Online Job Scheduler for Fault-tolerant Quantum Multiprogramming

TL;DR

This paper presents an online scheduling algorithm for fault-tolerant quantum computers that improves utilization and throughput by approximating complex programs and incorporating defragmentation.

Contribution

It introduces an efficient online scheduler for quantum multiprogramming that uses cuboid approximations and defragmentation to optimize resource utilization.

Findings

The scheduler effectively approximates lattice surgery programs for faster scheduling.

Incorporating defragmentation improves quantum processing unit (QPU) utilization.

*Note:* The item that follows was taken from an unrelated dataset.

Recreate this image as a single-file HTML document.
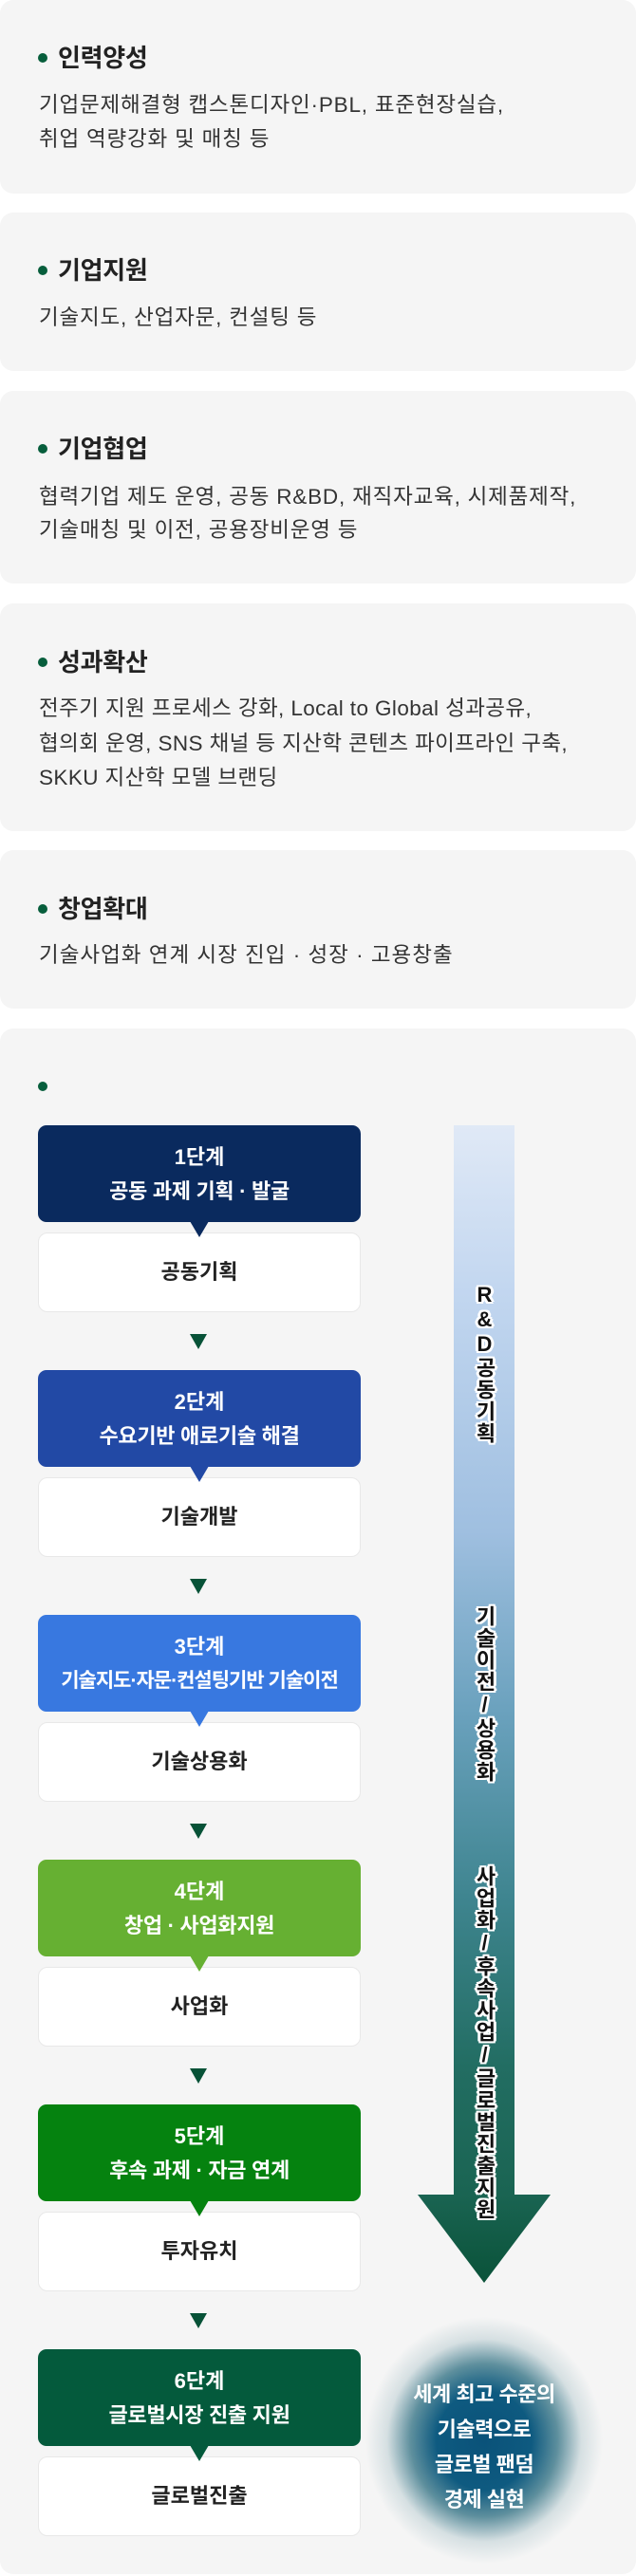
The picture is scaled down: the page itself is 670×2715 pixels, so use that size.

The approach enhances throughput in fault-tolerant quantum systems.

Abstract

Fault-tolerant quantum computers are expected to be offered as cloud services due to their significant resource and infrastructure requirements. Quantum multiprogramming, which runs multiple quantum jobs in parallel, is a promising approach to maximize the utilization of such systems. A key challenge in this setting is the need for an online scheduler capable of handling jobs submitted dynamically while other programs are already running. In this study, we formulate the online job scheduling problem for fault-tolerant quantum computing systems based on lattice surgery and propose an efficient scheduler to address it. To meet the responsiveness required in an online environment, our scheduler approximates lattice surgery programs, originally represented as polycubes, by using simpler cuboid representations. This approximation enables efficient scheduling while improving overall throughput. In addition, we incorporate a defragmentation mechanism into the scheduling process, demonstrating that it can further enhance QPU utilization.